[THE INPUT]

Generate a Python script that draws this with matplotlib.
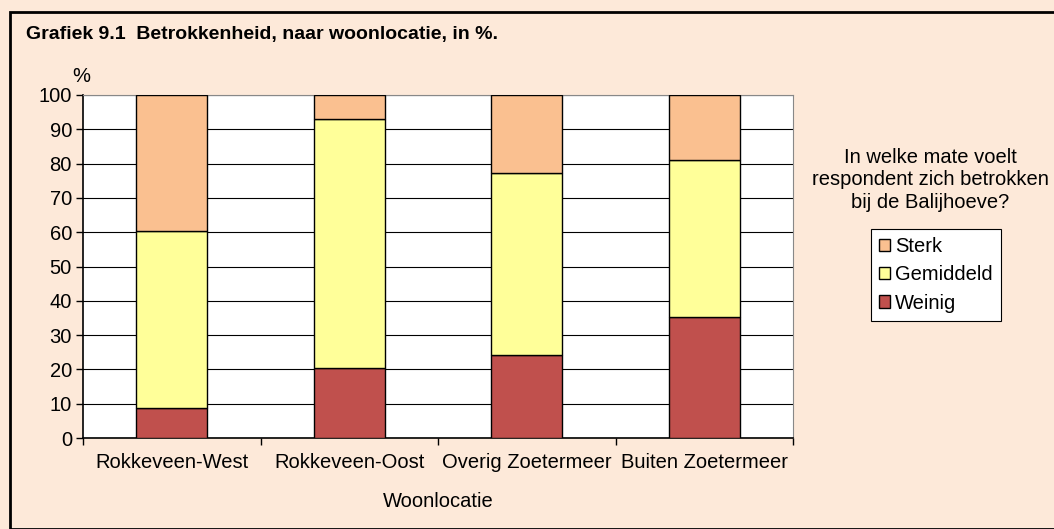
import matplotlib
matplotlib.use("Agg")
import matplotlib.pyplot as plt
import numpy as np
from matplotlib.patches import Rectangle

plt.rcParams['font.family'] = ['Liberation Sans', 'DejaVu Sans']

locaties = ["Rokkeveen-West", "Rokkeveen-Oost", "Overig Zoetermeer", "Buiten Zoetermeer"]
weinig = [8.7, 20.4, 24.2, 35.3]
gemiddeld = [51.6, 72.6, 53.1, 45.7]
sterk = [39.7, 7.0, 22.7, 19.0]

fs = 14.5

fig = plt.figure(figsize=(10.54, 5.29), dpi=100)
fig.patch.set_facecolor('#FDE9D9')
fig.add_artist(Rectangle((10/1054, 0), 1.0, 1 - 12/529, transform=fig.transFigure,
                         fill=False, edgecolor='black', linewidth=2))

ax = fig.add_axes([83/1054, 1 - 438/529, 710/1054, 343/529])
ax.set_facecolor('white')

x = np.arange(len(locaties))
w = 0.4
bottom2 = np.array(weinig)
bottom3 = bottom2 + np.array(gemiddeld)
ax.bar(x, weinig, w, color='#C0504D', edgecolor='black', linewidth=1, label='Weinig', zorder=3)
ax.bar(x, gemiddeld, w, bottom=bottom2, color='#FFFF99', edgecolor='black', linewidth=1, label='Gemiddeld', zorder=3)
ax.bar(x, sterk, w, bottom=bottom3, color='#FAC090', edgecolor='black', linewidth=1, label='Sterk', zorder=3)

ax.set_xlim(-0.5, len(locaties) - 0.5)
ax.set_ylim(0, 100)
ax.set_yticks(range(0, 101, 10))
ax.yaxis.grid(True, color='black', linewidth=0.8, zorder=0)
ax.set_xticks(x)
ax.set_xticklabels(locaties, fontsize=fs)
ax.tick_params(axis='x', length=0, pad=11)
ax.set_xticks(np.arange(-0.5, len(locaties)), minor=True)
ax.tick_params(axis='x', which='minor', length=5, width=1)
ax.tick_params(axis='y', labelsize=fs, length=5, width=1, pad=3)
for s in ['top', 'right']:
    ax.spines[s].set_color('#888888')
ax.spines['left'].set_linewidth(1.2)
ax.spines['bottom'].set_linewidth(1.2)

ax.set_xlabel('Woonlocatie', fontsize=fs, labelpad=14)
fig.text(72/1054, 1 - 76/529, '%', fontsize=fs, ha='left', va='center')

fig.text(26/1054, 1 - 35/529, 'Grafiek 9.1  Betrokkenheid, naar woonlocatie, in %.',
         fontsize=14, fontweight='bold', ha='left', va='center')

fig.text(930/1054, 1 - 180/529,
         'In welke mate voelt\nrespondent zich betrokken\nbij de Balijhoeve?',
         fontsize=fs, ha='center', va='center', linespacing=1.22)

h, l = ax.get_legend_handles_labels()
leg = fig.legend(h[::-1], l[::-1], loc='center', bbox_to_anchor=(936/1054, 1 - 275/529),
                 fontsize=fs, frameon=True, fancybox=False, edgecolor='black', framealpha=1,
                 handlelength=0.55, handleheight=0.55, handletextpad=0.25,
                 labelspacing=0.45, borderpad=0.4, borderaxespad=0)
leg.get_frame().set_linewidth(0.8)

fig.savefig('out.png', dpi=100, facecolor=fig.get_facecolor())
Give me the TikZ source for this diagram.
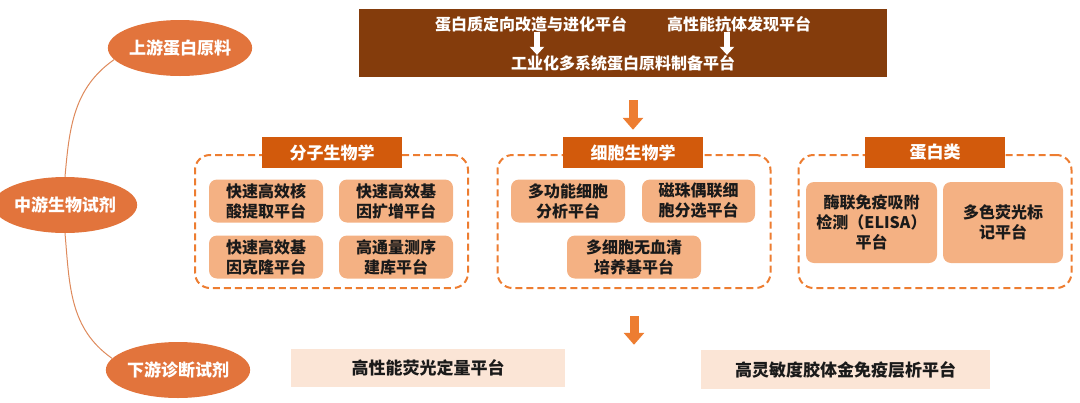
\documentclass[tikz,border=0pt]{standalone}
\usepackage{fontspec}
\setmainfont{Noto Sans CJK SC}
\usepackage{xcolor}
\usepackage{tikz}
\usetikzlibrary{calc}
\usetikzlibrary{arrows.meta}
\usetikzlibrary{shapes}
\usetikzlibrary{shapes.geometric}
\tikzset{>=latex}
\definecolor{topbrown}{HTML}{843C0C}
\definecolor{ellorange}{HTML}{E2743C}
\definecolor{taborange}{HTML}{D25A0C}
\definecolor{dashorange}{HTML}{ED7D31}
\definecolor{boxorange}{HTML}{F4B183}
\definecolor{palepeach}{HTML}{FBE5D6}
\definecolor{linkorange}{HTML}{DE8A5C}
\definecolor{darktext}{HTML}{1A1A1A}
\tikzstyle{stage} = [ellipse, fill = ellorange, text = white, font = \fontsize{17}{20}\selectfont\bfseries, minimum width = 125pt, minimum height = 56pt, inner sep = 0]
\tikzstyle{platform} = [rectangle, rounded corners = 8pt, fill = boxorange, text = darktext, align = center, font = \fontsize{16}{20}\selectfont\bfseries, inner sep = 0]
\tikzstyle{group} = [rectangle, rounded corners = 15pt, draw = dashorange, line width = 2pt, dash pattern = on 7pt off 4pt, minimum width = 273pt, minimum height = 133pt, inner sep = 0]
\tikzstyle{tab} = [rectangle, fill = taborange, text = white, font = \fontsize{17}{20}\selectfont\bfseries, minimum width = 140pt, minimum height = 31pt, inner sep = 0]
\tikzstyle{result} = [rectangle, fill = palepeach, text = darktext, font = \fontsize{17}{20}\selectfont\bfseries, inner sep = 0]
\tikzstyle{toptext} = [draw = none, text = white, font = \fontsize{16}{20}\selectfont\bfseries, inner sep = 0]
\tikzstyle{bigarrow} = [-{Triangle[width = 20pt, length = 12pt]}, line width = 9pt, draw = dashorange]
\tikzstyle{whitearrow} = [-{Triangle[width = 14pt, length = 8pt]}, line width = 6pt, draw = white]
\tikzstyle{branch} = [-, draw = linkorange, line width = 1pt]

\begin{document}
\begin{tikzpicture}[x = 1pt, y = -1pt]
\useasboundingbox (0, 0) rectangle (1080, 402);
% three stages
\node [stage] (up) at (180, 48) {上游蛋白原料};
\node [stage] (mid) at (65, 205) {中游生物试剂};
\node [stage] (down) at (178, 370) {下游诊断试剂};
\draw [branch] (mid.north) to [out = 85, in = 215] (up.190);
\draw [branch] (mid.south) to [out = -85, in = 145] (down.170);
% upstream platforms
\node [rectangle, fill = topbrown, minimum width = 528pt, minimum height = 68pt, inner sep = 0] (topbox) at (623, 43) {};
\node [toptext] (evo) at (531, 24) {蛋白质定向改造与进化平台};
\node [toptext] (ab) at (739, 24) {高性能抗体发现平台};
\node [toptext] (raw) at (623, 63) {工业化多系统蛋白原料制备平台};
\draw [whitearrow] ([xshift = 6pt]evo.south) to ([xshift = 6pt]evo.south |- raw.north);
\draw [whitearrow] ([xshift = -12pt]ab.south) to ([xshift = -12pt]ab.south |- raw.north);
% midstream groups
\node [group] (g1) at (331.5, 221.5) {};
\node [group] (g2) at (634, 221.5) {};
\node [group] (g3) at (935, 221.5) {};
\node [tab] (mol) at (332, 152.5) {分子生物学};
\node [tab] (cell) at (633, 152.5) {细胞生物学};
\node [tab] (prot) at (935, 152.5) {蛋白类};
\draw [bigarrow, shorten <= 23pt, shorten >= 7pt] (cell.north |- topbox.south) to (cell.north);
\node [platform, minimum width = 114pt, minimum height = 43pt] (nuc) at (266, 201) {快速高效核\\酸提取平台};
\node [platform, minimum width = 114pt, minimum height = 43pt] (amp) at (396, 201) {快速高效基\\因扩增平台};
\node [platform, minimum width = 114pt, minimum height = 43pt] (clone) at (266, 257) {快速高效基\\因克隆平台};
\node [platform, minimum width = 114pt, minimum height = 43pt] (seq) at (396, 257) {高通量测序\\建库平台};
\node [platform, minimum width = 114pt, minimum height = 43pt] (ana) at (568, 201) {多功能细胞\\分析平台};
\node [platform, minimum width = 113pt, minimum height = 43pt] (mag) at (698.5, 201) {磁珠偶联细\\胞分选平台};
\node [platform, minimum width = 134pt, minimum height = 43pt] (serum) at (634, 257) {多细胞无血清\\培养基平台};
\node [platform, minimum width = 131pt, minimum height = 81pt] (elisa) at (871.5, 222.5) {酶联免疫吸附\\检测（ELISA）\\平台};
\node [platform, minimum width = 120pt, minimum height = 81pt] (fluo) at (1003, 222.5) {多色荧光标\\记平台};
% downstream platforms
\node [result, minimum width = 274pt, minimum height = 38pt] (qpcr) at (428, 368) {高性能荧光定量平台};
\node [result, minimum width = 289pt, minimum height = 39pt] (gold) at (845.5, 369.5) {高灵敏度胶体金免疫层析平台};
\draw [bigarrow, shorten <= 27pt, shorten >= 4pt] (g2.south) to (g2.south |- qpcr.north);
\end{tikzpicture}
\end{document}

[EXERCISE DETAILS]
Skip the pictures. Set down only the lines from the one containing "Give me the TikZ source for this diagram." through the one containing "width = 1pt]", exactly as they appear, ends included.

[REPLY TO THE EXERCISE]
Give me the TikZ source for this diagram.
\documentclass[tikz,border=0pt]{standalone}
\usepackage{fontspec}
\setmainfont{Noto Sans CJK SC}
\usepackage{xcolor}
\usepackage{tikz}
\usetikzlibrary{calc}
\usetikzlibrary{arrows.meta}
\usetikzlibrary{shapes}
\usetikzlibrary{shapes.geometric}
\tikzset{>=latex}
\definecolor{topbrown}{HTML}{843C0C}
\definecolor{ellorange}{HTML}{E2743C}
\definecolor{taborange}{HTML}{D25A0C}
\definecolor{dashorange}{HTML}{ED7D31}
\definecolor{boxorange}{HTML}{F4B183}
\definecolor{palepeach}{HTML}{FBE5D6}
\definecolor{linkorange}{HTML}{DE8A5C}
\definecolor{darktext}{HTML}{1A1A1A}
\tikzstyle{stage} = [ellipse, fill = ellorange, text = white, font = \fontsize{17}{20}\selectfont\bfseries, minimum width = 125pt, minimum height = 56pt, inner sep = 0]
\tikzstyle{platform} = [rectangle, rounded corners = 8pt, fill = boxorange, text = darktext, align = center, font = \fontsize{16}{20}\selectfont\bfseries, inner sep = 0]
\tikzstyle{group} = [rectangle, rounded corners = 15pt, draw = dashorange, line width = 2pt, dash pattern = on 7pt off 4pt, minimum width = 273pt, minimum height = 133pt, inner sep = 0]
\tikzstyle{tab} = [rectangle, fill = taborange, text = white, font = \fontsize{17}{20}\selectfont\bfseries, minimum width = 140pt, minimum height = 31pt, inner sep = 0]
\tikzstyle{result} = [rectangle, fill = palepeach, text = darktext, font = \fontsize{17}{20}\selectfont\bfseries, inner sep = 0]
\tikzstyle{toptext} = [draw = none, text = white, font = \fontsize{16}{20}\selectfont\bfseries, inner sep = 0]
\tikzstyle{bigarrow} = [-{Triangle[width = 20pt, length = 12pt]}, line width = 9pt, draw = dashorange]
\tikzstyle{whitearrow} = [-{Triangle[width = 14pt, length = 8pt]}, line width = 6pt, draw = white]
\tikzstyle{branch} = [-, draw = linkorange, line width = 1pt]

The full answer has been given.